Faithfully return all lines, omitting every embedded picture.

================================

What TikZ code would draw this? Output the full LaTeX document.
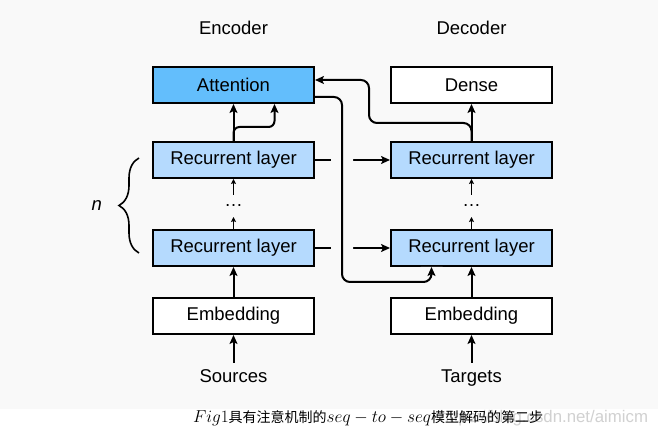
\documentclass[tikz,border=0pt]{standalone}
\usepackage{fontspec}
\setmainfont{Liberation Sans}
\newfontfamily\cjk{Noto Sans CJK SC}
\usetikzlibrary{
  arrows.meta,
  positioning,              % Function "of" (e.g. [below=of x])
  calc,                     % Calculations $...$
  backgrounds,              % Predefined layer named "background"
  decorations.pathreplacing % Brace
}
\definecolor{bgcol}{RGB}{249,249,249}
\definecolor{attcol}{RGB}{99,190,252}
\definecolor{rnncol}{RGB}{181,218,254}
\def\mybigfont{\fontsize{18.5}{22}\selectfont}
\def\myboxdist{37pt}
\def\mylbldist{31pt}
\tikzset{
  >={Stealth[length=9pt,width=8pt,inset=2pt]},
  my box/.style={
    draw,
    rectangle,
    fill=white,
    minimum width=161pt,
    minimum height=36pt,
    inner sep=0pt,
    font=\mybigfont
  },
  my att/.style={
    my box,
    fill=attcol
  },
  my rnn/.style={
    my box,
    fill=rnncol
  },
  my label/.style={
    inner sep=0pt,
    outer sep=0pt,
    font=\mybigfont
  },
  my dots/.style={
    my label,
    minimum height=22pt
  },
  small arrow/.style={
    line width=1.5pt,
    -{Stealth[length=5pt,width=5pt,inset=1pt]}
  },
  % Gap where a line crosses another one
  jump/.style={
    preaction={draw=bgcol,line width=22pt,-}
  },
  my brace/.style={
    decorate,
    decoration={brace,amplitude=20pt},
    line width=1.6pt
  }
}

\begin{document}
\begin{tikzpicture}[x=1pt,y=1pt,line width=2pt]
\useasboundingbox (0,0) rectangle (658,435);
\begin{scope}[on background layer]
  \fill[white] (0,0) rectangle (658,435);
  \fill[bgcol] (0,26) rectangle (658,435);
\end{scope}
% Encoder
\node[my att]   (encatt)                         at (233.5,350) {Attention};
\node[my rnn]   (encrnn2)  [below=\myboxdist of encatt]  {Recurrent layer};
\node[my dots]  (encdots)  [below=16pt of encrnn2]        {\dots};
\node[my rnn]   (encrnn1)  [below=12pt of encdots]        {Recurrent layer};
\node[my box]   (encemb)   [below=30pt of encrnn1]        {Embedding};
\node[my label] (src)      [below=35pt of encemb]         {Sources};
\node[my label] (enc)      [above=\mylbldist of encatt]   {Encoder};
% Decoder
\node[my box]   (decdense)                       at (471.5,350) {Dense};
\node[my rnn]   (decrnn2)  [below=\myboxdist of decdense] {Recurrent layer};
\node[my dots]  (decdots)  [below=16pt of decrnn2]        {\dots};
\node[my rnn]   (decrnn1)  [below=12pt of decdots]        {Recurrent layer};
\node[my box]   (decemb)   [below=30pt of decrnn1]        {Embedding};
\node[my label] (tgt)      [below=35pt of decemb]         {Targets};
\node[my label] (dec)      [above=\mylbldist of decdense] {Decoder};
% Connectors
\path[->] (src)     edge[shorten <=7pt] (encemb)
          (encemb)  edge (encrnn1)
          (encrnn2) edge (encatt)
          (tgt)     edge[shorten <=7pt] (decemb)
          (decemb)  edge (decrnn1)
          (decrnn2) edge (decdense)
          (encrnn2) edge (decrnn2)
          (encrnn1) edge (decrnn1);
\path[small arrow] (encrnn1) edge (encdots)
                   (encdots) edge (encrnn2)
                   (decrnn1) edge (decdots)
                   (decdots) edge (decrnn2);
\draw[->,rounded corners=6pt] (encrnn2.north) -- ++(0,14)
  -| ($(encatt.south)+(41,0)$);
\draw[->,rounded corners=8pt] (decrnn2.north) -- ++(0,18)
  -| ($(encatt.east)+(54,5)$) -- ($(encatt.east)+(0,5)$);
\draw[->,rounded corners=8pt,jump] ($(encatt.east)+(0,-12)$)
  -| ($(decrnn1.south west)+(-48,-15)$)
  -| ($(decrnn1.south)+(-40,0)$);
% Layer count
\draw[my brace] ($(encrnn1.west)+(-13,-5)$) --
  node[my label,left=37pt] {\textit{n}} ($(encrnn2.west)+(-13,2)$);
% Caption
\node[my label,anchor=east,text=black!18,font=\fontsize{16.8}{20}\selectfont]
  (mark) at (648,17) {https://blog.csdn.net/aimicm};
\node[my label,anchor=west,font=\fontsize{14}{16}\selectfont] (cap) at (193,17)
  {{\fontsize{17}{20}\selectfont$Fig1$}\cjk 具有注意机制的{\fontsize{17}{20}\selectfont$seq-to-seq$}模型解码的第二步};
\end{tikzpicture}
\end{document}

================================

**Response to the exercise:**
What TikZ code would draw this? Output the full LaTeX document.
\documentclass[tikz,border=0pt]{standalone}
\usepackage{fontspec}
\setmainfont{Liberation Sans}
\newfontfamily\cjk{Noto Sans CJK SC}
\usetikzlibrary{
  arrows.meta,
  positioning,              % Function "of" (e.g. [below=of x])
  calc,                     % Calculations $...$
  backgrounds,              % Predefined layer named "background"
  decorations.pathreplacing % Brace
}
\definecolor{bgcol}{RGB}{249,249,249}
\definecolor{attcol}{RGB}{99,190,252}
\definecolor{rnncol}{RGB}{181,218,254}
\def\mybigfont{\fontsize{18.5}{22}\selectfont}
\def\myboxdist{37pt}
\def\mylbldist{31pt}
\tikzset{
  >={Stealth[length=9pt,width=8pt,inset=2pt]},
  my box/.style={
    draw,
    rectangle,
    fill=white,
    minimum width=161pt,
    minimum height=36pt,
    inner sep=0pt,
    font=\mybigfont
  },
  my att/.style={
    my box,
    fill=attcol
  },
  my rnn/.style={
    my box,
    fill=rnncol
  },
  my label/.style={
    inner sep=0pt,
    outer sep=0pt,
    font=\mybigfont
  },
  my dots/.style={
    my label,
    minimum height=22pt
  },
  small arrow/.style={
    line width=1.5pt,
    -{Stealth[length=5pt,width=5pt,inset=1pt]}
  },
  % Gap where a line crosses another one
  jump/.style={
    preaction={draw=bgcol,line width=22pt,-}
  },
  my brace/.style={
    decorate,
    decoration={brace,amplitude=20pt},
    line width=1.6pt
  }
}

\begin{document}
\begin{tikzpicture}[x=1pt,y=1pt,line width=2pt]
\useasboundingbox (0,0) rectangle (658,435);
\begin{scope}[on background layer]
  \fill[white] (0,0) rectangle (658,435);
  \fill[bgcol] (0,26) rectangle (658,435);
\end{scope}
% Encoder
\node[my att]   (encatt)                         at (233.5,350) {Attention};
\node[my rnn]   (encrnn2)  [below=\myboxdist of encatt]  {Recurrent layer};
\node[my dots]  (encdots)  [below=16pt of encrnn2]        {\dots};
\node[my rnn]   (encrnn1)  [below=12pt of encdots]        {Recurrent layer};
\node[my box]   (encemb)   [below=30pt of encrnn1]        {Embedding};
\node[my label] (src)      [below=35pt of encemb]         {Sources};
\node[my label] (enc)      [above=\mylbldist of encatt]   {Encoder};
% Decoder
\node[my box]   (decdense)                       at (471.5,350) {Dense};
\node[my rnn]   (decrnn2)  [below=\myboxdist of decdense] {Recurrent layer};
\node[my dots]  (decdots)  [below=16pt of decrnn2]        {\dots};
\node[my rnn]   (decrnn1)  [below=12pt of decdots]        {Recurrent layer};
\node[my box]   (decemb)   [below=30pt of decrnn1]        {Embedding};
\node[my label] (tgt)      [below=35pt of decemb]         {Targets};
\node[my label] (dec)      [above=\mylbldist of decdense] {Decoder};
% Connectors
\path[->] (src)     edge[shorten <=7pt] (encemb)
          (encemb)  edge (encrnn1)
          (encrnn2) edge (encatt)
          (tgt)     edge[shorten <=7pt] (decemb)
          (decemb)  edge (decrnn1)
          (decrnn2) edge (decdense)
          (encrnn2) edge (decrnn2)
          (encrnn1) edge (decrnn1);
\path[small arrow] (encrnn1) edge (encdots)
                   (encdots) edge (encrnn2)
                   (decrnn1) edge (decdots)
                   (decdots) edge (decrnn2);
\draw[->,rounded corners=6pt] (encrnn2.north) -- ++(0,14)
  -| ($(encatt.south)+(41,0)$);
\draw[->,rounded corners=8pt] (decrnn2.north) -- ++(0,18)
  -| ($(encatt.east)+(54,5)$) -- ($(encatt.east)+(0,5)$);
\draw[->,rounded corners=8pt,jump] ($(encatt.east)+(0,-12)$)
  -| ($(decrnn1.south west)+(-48,-15)$)
  -| ($(decrnn1.south)+(-40,0)$);
% Layer count
\draw[my brace] ($(encrnn1.west)+(-13,-5)$) --
  node[my label,left=37pt] {\textit{n}} ($(encrnn2.west)+(-13,2)$);
% Caption
\node[my label,anchor=east,text=black!18,font=\fontsize{16.8}{20}\selectfont]
  (mark) at (648,17) {https://blog.csdn.net/aimicm};
\node[my label,anchor=west,font=\fontsize{14}{16}\selectfont] (cap) at (193,17)
  {{\fontsize{17}{20}\selectfont$Fig1$}\cjk 具有注意机制的{\fontsize{17}{20}\selectfont$seq-to-seq$}模型解码的第二步};
\end{tikzpicture}
\end{document}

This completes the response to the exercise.